Author:Mohammad Tareq Hasan (University of Dhaka)
Paper short abstract:
Individual lives in wake of Capital and State must survive through continues (re)making of livelihood and dreams. Thus, the history of garment industry and the labour in Bangladesh, its current conditions and future prospects are intricately connected with national and international policies.
Paper long abstract:
The garment industries in Bangladesh employ more than 4 million people in about 4500 factories (national and multi-national). Export earnings from the garments sector were USD 116.2 million in 1984/85 that increased to USD 24491.88 million in 2013-14. This growth of the export oriented garment industry in Bangladesh has been flourishing through investment of foreign capital since 1980s, as Multi-National Companies (MNCs) contracting production to locally owned firms and the State pursed the strategy of export-oriented industrialization.
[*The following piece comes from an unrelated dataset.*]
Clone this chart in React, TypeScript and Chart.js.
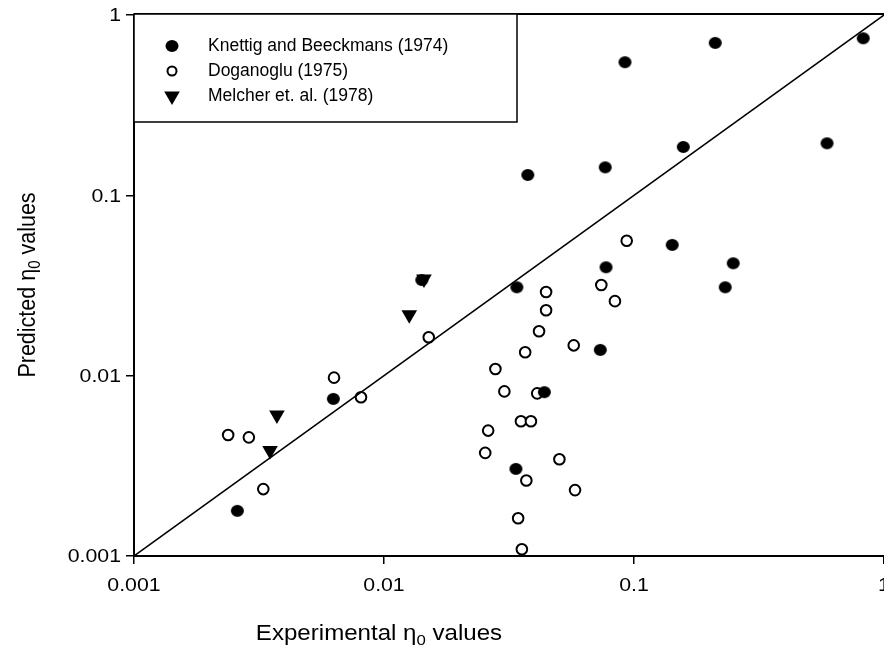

Hence, based on ethnographic information, I argue that the 'geographical mobility of capital' at the global level, which started come to Bangladesh during 1980s, initiated a process of 'accumulation by dispossession'. Further, greater levels of inequality have been created due to inherent power imbalances in the global market relations between multi-national corporations, local industries and the workers; and the benefits of this export oriented growth accumulates to those at the top of the supply chains at the expense of those at the bottom which disproportionately include women and migrant workers. I have found that the labour of the export oriented garment factories continuously (re)make and (re)map their livelihood options as well as their dreams of a 'good life'. Besides, oligarchic business corporations use and override state and international polices to exploit the labour. Therefore, I argue that, the history of the flourishing garment industry and the labour in Bangladesh, its current conditions and its future prospects are intricately connected with policies formulated at the national and even more, at the international level.